What you should do: Stop after the line containing "(rbot) at (1278,1935);": print each line exactly from the first line of the listing up to that point.

Data segment:

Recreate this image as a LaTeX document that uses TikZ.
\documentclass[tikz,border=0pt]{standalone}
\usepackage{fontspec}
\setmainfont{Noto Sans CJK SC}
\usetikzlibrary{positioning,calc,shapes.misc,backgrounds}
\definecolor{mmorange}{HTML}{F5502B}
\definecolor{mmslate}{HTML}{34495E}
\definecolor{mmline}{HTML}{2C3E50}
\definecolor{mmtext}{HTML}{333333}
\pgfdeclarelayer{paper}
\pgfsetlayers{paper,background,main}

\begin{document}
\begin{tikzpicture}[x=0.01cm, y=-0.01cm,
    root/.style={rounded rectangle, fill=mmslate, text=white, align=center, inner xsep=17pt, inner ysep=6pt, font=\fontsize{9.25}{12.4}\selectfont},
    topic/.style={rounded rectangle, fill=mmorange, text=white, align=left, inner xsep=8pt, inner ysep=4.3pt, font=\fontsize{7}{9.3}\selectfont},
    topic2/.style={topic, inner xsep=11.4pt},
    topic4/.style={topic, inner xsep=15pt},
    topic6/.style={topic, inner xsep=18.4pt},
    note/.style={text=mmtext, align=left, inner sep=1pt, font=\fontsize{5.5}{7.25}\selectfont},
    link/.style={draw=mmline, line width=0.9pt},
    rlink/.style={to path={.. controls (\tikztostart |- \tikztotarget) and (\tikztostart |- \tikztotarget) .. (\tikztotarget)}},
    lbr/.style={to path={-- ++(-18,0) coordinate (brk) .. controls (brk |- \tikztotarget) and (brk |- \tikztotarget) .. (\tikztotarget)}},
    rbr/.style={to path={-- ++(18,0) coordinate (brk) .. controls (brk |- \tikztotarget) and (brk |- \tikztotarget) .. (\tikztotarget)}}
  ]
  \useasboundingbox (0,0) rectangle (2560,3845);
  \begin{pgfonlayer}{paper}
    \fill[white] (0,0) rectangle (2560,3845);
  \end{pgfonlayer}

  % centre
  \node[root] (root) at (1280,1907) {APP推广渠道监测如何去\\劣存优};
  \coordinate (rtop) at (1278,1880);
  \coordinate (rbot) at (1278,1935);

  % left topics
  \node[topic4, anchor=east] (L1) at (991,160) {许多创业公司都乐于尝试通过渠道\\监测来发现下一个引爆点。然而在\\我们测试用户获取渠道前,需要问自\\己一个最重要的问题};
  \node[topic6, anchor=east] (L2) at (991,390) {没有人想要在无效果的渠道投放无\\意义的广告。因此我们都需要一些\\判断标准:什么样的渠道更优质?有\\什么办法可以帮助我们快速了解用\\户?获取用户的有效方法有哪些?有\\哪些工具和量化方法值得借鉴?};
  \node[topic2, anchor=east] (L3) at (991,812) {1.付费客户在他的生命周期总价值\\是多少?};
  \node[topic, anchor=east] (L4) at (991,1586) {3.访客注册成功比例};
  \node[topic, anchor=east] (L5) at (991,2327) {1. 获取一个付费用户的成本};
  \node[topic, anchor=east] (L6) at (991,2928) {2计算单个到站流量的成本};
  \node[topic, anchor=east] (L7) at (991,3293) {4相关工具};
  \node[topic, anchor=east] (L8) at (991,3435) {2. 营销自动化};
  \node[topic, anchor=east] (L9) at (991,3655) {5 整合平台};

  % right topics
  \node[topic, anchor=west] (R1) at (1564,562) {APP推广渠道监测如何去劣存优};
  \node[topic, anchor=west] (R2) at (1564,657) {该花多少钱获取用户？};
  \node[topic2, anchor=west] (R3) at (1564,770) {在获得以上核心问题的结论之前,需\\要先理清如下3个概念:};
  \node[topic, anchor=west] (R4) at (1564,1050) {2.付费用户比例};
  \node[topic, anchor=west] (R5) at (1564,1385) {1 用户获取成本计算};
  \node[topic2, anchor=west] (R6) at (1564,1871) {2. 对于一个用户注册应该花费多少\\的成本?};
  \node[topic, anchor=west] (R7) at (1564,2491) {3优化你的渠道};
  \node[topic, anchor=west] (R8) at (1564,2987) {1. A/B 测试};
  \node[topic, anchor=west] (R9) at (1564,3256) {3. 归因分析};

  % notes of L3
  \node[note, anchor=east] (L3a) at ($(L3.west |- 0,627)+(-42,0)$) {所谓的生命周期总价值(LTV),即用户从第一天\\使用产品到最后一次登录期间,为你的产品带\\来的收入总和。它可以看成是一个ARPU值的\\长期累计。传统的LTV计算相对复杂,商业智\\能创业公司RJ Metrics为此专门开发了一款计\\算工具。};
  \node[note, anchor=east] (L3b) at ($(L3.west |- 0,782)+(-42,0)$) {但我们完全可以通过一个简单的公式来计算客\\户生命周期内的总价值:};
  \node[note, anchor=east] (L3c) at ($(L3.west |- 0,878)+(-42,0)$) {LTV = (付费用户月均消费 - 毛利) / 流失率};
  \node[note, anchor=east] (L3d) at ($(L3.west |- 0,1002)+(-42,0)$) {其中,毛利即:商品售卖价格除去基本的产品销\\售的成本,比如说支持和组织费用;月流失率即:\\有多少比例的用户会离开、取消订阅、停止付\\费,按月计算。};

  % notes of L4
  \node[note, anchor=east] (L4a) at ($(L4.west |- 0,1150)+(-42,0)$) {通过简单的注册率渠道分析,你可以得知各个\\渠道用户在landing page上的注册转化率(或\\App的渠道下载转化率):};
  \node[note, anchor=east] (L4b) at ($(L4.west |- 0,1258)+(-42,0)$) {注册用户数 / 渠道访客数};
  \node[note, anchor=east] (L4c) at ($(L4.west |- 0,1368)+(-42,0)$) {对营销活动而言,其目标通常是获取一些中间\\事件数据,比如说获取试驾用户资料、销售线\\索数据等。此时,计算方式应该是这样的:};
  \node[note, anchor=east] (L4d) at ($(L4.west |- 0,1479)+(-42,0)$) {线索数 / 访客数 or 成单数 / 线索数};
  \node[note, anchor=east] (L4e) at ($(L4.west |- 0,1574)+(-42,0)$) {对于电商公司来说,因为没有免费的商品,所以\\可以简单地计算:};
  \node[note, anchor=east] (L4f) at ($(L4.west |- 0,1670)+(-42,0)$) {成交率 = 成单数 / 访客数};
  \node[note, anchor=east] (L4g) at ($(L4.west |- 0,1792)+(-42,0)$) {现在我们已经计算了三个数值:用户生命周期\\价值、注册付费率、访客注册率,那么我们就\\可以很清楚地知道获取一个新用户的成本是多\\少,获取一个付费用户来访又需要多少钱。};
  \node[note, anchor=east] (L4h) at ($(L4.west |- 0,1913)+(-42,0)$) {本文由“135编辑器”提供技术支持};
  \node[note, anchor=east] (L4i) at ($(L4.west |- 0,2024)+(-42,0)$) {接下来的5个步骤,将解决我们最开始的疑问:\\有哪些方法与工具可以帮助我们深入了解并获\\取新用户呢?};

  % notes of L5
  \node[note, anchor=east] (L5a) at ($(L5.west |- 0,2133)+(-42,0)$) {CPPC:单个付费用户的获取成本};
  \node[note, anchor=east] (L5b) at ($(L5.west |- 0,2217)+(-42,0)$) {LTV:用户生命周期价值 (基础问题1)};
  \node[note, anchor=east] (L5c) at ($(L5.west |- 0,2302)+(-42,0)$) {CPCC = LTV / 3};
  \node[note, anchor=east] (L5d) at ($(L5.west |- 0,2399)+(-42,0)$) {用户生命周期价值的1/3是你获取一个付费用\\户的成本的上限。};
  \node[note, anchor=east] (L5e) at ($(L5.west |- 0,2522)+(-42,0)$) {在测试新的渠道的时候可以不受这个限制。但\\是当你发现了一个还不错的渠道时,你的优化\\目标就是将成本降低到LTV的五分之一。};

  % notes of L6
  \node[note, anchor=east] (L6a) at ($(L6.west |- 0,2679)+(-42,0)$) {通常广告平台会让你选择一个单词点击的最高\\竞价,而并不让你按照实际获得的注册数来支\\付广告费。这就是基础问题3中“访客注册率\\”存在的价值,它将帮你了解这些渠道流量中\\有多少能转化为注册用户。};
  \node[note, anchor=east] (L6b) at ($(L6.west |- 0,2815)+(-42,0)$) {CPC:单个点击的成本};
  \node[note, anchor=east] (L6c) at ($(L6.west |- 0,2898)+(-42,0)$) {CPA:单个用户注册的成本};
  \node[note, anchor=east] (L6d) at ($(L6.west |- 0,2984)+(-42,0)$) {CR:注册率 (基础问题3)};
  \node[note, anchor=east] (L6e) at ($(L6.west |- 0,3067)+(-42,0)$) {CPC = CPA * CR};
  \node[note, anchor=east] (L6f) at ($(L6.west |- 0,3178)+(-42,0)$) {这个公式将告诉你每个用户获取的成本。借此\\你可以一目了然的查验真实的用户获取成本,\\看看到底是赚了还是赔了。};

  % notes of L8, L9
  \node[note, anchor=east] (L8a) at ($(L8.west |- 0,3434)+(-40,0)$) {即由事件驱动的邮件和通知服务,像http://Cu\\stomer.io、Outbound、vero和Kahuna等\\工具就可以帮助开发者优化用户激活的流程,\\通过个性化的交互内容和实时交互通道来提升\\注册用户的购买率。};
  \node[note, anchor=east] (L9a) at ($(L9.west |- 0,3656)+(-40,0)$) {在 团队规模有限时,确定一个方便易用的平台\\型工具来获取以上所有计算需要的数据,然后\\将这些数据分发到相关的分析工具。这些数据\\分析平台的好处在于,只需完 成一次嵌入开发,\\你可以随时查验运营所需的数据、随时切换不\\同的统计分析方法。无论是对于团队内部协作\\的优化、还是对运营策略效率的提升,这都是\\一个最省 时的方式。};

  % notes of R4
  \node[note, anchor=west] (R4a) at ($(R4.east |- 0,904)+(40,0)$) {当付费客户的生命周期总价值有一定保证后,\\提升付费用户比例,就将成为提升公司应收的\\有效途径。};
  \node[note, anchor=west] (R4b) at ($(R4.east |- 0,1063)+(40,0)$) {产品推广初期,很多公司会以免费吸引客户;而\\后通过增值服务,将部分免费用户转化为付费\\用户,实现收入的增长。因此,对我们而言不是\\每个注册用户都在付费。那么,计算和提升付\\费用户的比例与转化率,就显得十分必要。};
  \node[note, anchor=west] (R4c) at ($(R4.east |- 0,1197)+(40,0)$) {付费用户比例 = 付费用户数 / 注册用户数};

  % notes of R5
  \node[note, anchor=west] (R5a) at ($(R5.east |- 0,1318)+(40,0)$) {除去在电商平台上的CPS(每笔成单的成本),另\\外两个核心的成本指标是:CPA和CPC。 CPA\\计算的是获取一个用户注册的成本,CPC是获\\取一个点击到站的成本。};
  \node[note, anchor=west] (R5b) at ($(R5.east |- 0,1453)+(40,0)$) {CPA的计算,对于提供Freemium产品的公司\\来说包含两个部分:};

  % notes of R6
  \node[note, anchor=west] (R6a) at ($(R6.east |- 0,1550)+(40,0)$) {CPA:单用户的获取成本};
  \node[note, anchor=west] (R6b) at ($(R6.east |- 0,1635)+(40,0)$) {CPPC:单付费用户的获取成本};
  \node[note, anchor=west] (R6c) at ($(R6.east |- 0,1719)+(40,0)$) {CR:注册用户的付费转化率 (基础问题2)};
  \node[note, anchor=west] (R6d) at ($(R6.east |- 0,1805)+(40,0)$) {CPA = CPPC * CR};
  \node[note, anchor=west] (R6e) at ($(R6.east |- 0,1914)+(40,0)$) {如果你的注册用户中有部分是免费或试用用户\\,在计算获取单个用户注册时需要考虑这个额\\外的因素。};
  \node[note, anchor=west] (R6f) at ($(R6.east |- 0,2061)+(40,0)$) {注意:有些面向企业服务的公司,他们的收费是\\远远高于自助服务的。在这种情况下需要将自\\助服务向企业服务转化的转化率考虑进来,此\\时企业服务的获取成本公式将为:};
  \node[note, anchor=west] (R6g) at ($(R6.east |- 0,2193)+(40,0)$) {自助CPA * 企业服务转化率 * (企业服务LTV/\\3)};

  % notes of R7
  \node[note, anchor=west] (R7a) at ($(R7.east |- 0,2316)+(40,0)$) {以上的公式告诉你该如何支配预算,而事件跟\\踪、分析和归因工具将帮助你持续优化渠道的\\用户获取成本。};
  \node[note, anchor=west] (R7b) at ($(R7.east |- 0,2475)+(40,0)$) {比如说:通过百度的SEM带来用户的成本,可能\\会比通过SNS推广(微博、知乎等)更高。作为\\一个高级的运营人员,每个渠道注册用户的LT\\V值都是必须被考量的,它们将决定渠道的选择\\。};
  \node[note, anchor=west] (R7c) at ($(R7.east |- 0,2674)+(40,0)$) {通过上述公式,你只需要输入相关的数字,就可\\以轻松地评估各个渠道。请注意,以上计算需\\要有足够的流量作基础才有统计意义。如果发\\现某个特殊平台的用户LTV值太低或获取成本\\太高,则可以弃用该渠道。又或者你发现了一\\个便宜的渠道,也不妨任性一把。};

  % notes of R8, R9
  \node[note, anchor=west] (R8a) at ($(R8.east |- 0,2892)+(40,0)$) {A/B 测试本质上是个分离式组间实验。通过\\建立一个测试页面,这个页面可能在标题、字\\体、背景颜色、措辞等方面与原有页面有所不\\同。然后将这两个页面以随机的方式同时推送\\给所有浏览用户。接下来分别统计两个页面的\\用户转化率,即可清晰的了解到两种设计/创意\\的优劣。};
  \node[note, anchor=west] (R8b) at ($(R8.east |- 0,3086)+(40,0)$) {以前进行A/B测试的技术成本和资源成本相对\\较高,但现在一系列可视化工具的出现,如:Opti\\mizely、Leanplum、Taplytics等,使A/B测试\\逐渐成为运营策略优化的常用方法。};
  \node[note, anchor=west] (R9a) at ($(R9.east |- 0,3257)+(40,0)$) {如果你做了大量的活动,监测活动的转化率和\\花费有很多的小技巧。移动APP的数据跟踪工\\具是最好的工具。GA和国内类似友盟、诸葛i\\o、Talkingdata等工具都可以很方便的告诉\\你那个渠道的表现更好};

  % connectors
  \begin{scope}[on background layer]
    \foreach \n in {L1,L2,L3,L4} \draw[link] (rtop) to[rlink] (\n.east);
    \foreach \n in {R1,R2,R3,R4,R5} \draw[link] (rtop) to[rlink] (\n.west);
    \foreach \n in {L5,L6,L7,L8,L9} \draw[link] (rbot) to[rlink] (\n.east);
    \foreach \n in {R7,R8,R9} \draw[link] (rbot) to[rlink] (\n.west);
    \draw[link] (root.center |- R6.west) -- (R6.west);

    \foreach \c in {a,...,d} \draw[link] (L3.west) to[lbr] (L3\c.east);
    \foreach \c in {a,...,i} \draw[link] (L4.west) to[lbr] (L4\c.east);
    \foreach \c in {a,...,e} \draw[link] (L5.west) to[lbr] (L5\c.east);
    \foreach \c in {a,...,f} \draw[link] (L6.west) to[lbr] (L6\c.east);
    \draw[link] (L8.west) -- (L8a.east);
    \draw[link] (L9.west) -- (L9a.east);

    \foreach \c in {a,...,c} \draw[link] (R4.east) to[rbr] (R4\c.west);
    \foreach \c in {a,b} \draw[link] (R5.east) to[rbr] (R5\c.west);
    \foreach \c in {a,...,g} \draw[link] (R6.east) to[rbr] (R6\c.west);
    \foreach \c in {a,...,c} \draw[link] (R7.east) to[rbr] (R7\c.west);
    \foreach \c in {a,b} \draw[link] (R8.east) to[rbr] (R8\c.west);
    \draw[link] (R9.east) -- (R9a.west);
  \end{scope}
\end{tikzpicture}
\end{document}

Expected answer:
Recreate this image as a LaTeX document that uses TikZ.
\documentclass[tikz,border=0pt]{standalone}
\usepackage{fontspec}
\setmainfont{Noto Sans CJK SC}
\usetikzlibrary{positioning,calc,shapes.misc,backgrounds}
\definecolor{mmorange}{HTML}{F5502B}
\definecolor{mmslate}{HTML}{34495E}
\definecolor{mmline}{HTML}{2C3E50}
\definecolor{mmtext}{HTML}{333333}
\pgfdeclarelayer{paper}
\pgfsetlayers{paper,background,main}

\begin{document}
\begin{tikzpicture}[x=0.01cm, y=-0.01cm,
    root/.style={rounded rectangle, fill=mmslate, text=white, align=center, inner xsep=17pt, inner ysep=6pt, font=\fontsize{9.25}{12.4}\selectfont},
    topic/.style={rounded rectangle, fill=mmorange, text=white, align=left, inner xsep=8pt, inner ysep=4.3pt, font=\fontsize{7}{9.3}\selectfont},
    topic2/.style={topic, inner xsep=11.4pt},
    topic4/.style={topic, inner xsep=15pt},
    topic6/.style={topic, inner xsep=18.4pt},
    note/.style={text=mmtext, align=left, inner sep=1pt, font=\fontsize{5.5}{7.25}\selectfont},
    link/.style={draw=mmline, line width=0.9pt},
    rlink/.style={to path={.. controls (\tikztostart |- \tikztotarget) and (\tikztostart |- \tikztotarget) .. (\tikztotarget)}},
    lbr/.style={to path={-- ++(-18,0) coordinate (brk) .. controls (brk |- \tikztotarget) and (brk |- \tikztotarget) .. (\tikztotarget)}},
    rbr/.style={to path={-- ++(18,0) coordinate (brk) .. controls (brk |- \tikztotarget) and (brk |- \tikztotarget) .. (\tikztotarget)}}
  ]
  \useasboundingbox (0,0) rectangle (2560,3845);
  \begin{pgfonlayer}{paper}
    \fill[white] (0,0) rectangle (2560,3845);
  \end{pgfonlayer}

  % centre
  \node[root] (root) at (1280,1907) {APP推广渠道监测如何去\\劣存优};
  \coordinate (rtop) at (1278,1880);
  \coordinate (rbot) at (1278,1935);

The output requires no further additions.